Золотухин на репетиции был жалок перед надменной полячкой, Любимов спрашивает:

- А что бы ты сделал, если бы над тобой издевалась русская баба?

- Я бы ей съездил.

- Ну вот и давай.

И Золотухин "съездил" Демидовой. И сразу поставил ее на место. "Царевич ты!"

А не принятые критикой "Три сестры"?

Где сначала духовой маршик звучит с небес. И открывается стена зрительного зала, а за ней - Таганка, за деревьями купол церквушки, и ветерок дует в зал...

Может быть, оттого что напомнило, как на фронте, думалось: "Поставили бы на Первую Мещанскую, дали посмотреть в одну сторону, потом в другую - а там пусть и прихлопнут..." Слезы к горлу. Проговорил: "Вот и весь спектакль..." Какая-то женщина, сидевшая рядом, встревожилась: "Уже все?"

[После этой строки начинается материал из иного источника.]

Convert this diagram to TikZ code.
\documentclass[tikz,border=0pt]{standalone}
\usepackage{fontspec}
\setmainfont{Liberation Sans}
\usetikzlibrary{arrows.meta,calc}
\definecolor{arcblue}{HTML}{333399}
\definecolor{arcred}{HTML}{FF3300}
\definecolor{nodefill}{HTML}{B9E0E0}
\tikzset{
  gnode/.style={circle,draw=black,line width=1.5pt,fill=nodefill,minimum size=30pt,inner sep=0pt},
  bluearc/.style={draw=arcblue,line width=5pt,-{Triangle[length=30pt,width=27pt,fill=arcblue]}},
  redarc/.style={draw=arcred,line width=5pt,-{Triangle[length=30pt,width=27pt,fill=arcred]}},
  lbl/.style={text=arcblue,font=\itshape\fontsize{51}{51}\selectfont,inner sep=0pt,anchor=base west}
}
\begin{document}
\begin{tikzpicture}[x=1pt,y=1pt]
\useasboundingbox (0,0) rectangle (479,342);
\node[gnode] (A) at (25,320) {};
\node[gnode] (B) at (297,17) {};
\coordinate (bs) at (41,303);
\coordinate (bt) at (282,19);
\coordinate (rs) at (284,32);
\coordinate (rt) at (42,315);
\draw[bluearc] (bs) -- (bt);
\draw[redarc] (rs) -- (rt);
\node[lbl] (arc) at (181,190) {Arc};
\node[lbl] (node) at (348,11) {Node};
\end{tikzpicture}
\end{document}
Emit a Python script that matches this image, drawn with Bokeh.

А сестры, говоря о прекрасной будущей жизни, смотрят со сцены на нас, какие мы теперь, будущие? И Федотик фотографирует нас, будущих. И все под маршик маршируют в будущее. За красными флажками, в загоне. А предваряя дуэль, Соленый направляет на Тузенбаха палец:

- Бац!

И Тузенбах корчится в предсмертной конвульсии.

В журнале "Театр" критик проиронизировал: "Репетируют смерть".

А на фронте случалось подумать: "Если случится, - то как - сразу или с мучением?"

Да, забыл. Происходит это все как бы в казарме - койки под байковыми одеялами, умывальники-гвоздики... Полк на постое в городке.

Казарма вспомнилась - довоенная, нескончаемая, бессрочная.

Вдруг постарел. Это случилось позавчера. Но я даже сразу и не заметил. А сегодня вижу - да.

Неловко в таком виде быть среди людей. Если можно, не приходите без предупреждения. Чтобы я успел сделать вид человека, который еще. И хорошо бы больше не работать. Пришлось бы работать, делая вид. Давно, по правде сказать, это началось уже. В войну еще.

Умер Яша, святой человек. Легко умер, ночью. Моложе меня.

Умер Камил Икрамов. Но - сделав главное в своей жизни, опубликовав повесть об отце, секретаре ЦК Узбекистана, погибшем в лагерях. (Да он и сам, Камил, сначала сидел на коленях у Сталина, потом - тоже в лагерях.)